Supplied information:
——
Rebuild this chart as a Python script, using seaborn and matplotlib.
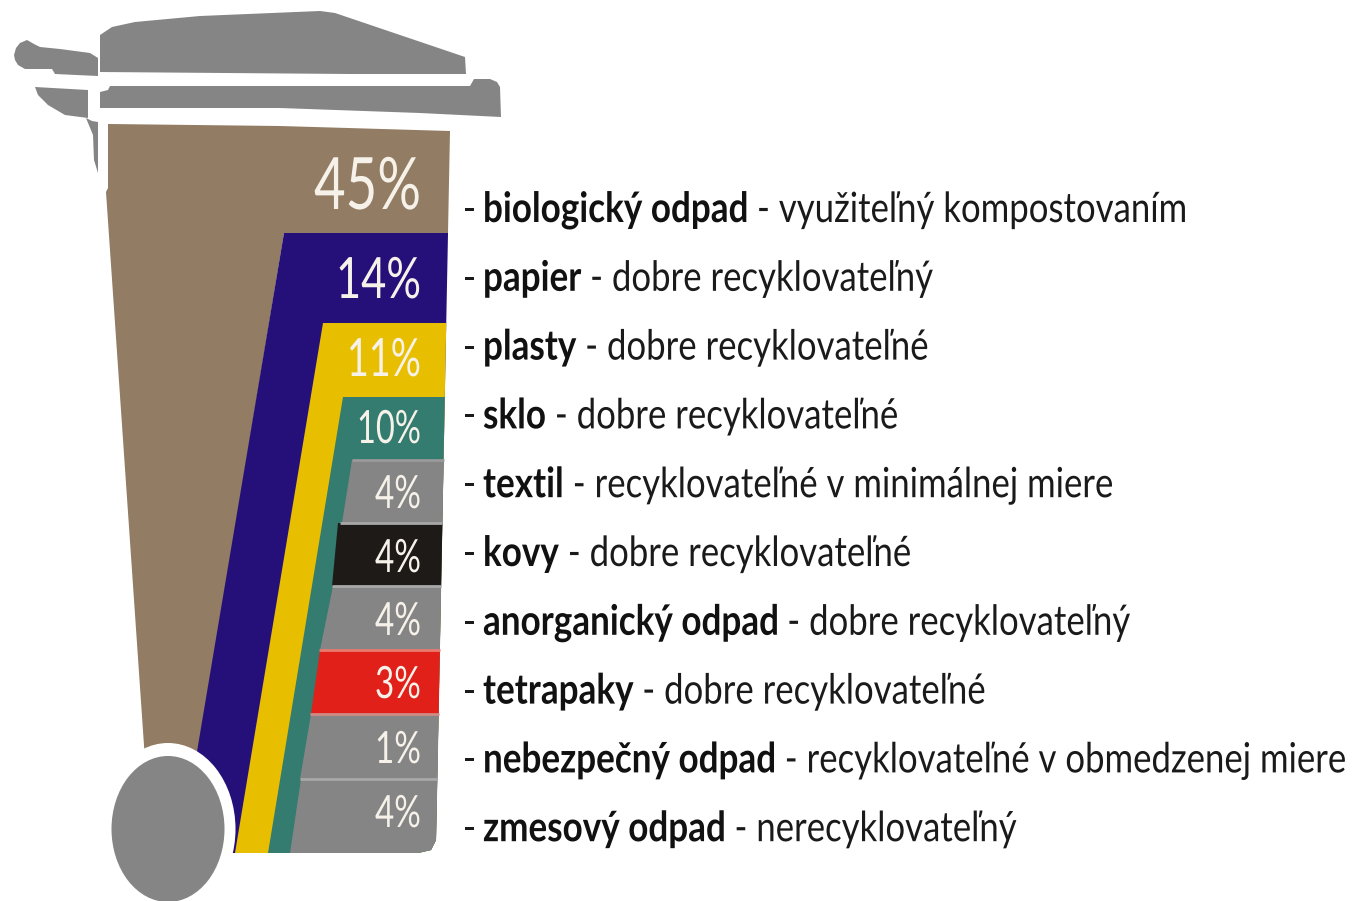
import matplotlib
matplotlib.use("Agg")
import matplotlib.pyplot as plt
from matplotlib.patches import Polygon, Ellipse
from matplotlib.patheffects import AbstractPathEffect
from matplotlib.text import Text
from matplotlib.transforms import Affine2D, Bbox
import pandas as pd
import seaborn as sns

categories = ["biologický odpad", "papier", "plasty", "sklo", "textil", "kovy",
              "anorganický odpad", "tetrapaky", "nebezpečný odpad", "zmesový odpad"]
shares = [45, 14, 11, 10, 4, 4, 4, 3, 1, 4]
notes = ["využiteľný kompostovaním", "dobre recyklovateľný", "dobre recyklovateľné",
         "dobre recyklovateľné", "recyklovateľné v minimálnej miere", "dobre recyklovateľné",
         "dobre recyklovateľný", "dobre recyklovateľné",
         "recyklovateľné v obmedzenej miere", "nerecyklovateľný"]

# styling / pictogram layout (pixels of the 1358x901 canvas)
colors = ["#927c63", "#25107a", "#e8bf00", "#347b70", "#858585",
          "#1e1a18", "#858585", "#e1201a", "#858585", "#858585"]
GREY = "#858585"
bands = [  # top, bottom, left at top, left at bottom
    (124, 853, 108, 145),
    (233, 853, 284, 180),
    (323, 853, 323, 235),
    (397, 853, 343, 268),
    (460, 523, 352, 342),
    (523, 586, 338, 332),
    (586, 650, 333, 320),
    (650, 714, 320, 311),
    (714, 779, 311, 300),
    (779, 853, 301, 290),
]
separators = [(460, 352, "#9a9a9a"), (523, 340, "#a8a8a8"), (586, 332, "#a8a8a8"),
              (650, 319, "#e87a70"), (714, 310, "#d08a84"), (779, 300, "#a8a8a8")]
label_size = [52, 41, 38, 33, 33, 33, 33, 32, 32, 32]
label_base = [209, 298, 376, 443, 508, 572, 635, 698, 763, 827]
label_width = [107, 85, 74, 64, 46, 46, 46, 46, 46, 46]
FAM = ["Lato", "DejaVu Sans"]


def right_edge(y):
    return 450 - (y - 131) * 14 / 722


class Squeeze(AbstractPathEffect):
    """Narrow the glyph outlines horizontally about a fixed pixel column."""
    def __init__(self, sx, x0):
        super().__init__()
        self.sx, self.x0 = sx, x0

    def draw_path(self, renderer, gc, tpath, affine, rgbFace=None):
        extra = Affine2D().translate(-self.x0, 0).scale(self.sx, 1).translate(self.x0, 0)
        renderer.draw_path(gc, tpath, affine + extra, rgbFace)


class NarrowText(Text):
    """Real text in a condensed cut; its extent reports the squeezed width."""
    def squeeze_to(self, sx):
        self._sx = sx
        x0 = self.get_position()[0]
        self.set_path_effects([Squeeze(sx, x0)])

    def get_window_extent(self, renderer=None, dpi=None):
        bb = super().get_window_extent(renderer, dpi)
        sx = getattr(self, "_sx", 1)
        x0 = self.get_position()[0]
        return Bbox.from_extents(x0 + (bb.x0 - x0) * sx, bb.y0, x0 + (bb.x1 - x0) * sx, bb.y1)


def put(ax, x, y, s, width=None, sx=None, **kw):
    t = NarrowText(x, y, s, family=FAM, va="baseline", **kw)
    ax.add_artist(t)
    t.set_clip_on(False)
    rend = ax.figure.canvas.get_renderer()
    raw = Text.get_window_extent(t, rend).width
    if sx is None:
        sx = width / raw
    t.squeeze_to(sx)
    return x + raw * sx if kw.get("ha", "left") == "left" else x


sns.set_theme(style="white")
fig = plt.figure(figsize=(13.58, 9.01), dpi=100, facecolor="white")
ax = fig.add_axes([0, 0, 1, 1])

for i, (cat, col, b) in enumerate(zip(categories, colors, bands)):
    top, bot, lt, lb = b
    rt, rb = right_edge(top), right_edge(bot)
    if i == 0:
        verts = [(108, 124), (280, 126), (450, 131), (448, 233), (284, 233), (197, 760),
                 (145, 760), (106, 192), (108, 188)]
    elif bot == 853:
        verts = [(lt, top), (rt, top), (rb, 840), (431, 850), (418, 853), (lb, bot)]
    else:
        verts = [(lt, top), (rt, top), (rb, bot), (lb, bot)]
    before = len(ax.patches)
    frame = pd.DataFrame({"edge": [max(rt, rb) + 2], "row": [(top + bot) / 2]})
    sns.barplot(data=frame, x="edge", y="row", orient="h", native_scale=True,
                width=bot - top, color=col, saturation=1, ax=ax, zorder=2 + i * 0.1)
    for p in ax.patches[before:]:
        p.set_linewidth(0)
        p.set_clip_path(Polygon(verts, transform=ax.transData))

for y, x, c in separators:
    ax.plot([x, right_edge(y)], [y, y], color=c, lw=2.0, solid_capstyle="butt", zorder=3)

# lid pieces, drawn as pictogram shapes
lid = [
    [(100, 35), (112, 27), (135, 22), (200, 16), (320, 11), (335, 13), (465, 57), (466, 74),
     (350, 74), (100, 72)],
    [(14, 55), (16, 48), (20, 43), (27, 40), (34, 44), (40, 47), (60, 49), (90, 53), (98, 58),
     (98, 76), (55, 74), (52, 69), (25, 69), (18, 65), (15, 60)],
    [(100, 92), (108, 90), (110, 86), (470, 86), (474, 79), (490, 79), (497, 82), (500, 87),
     (501, 117), (420, 113), (280, 108), (100, 108)],
    [(35, 87), (88, 90), (88, 118), (65, 115), (48, 105), (38, 95)],
    [(86, 118), (92, 121), (98, 122), (98, 173), (94, 160), (93, 135)],
]
for v in lid:
    ax.add_patch(Polygon(v, closed=True, facecolor=GREY, edgecolor="none", zorder=3))

# wheel
ax.add_patch(Ellipse((168, 829), 135, 172, facecolor="white", edgecolor="none", zorder=4))
ax.add_patch(Ellipse((168, 829), 113, 146, facecolor=GREY, edgecolor="none", zorder=5))

ax.set_xlim(0, 1358)
ax.set_ylim(901, 0)
ax.set_xlabel("")
ax.set_ylabel("")
ax.axis("off")
fig.canvas.draw()

# percentage labels
for v, y, s, w in zip(shares, label_base, label_size, label_width):
    put(ax, 421, y, f"{v}%", width=w, ha="right", fontsize=s, color="#f6f2ea", zorder=6)

# legend lines: bold name + regular note
rend = fig.canvas.get_renderer()
probe = Text(0, 0, categories[0], family=FAM, fontsize=30, fontweight="bold")
probe.set_figure(fig)
bold_sx = 265 / probe.get_window_extent(rend).width
probe = Text(0, 0, "- " + notes[0], family=FAM, fontsize=30)
probe.set_figure(fig)
reg_sx = 430 / probe.get_window_extent(rend).width
for i, (cat, note) in enumerate(zip(categories, notes)):
    y = 222 + i * 68.8
    put(ax, 463, y, "-", sx=0.85, fontsize=30, color="#1a1a1a")
    end = put(ax, 483, y, cat, sx=bold_sx, fontsize=30, fontweight="bold", color="#111111")
    put(ax, end + 9, y, "- " + note, sx=reg_sx, fontsize=30, color="#1a1a1a")

fig.savefig("out.png", dpi=100, facecolor="white")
——
Requirements: Where a line above includes "matplotlib", copy that line.

Response:
Rebuild this chart as a Python script, using seaborn and matplotlib.
import matplotlib
matplotlib.use("Agg")
import matplotlib.pyplot as plt
from matplotlib.patches import Polygon, Ellipse
from matplotlib.patheffects import AbstractPathEffect
from matplotlib.text import Text
from matplotlib.transforms import Affine2D, Bbox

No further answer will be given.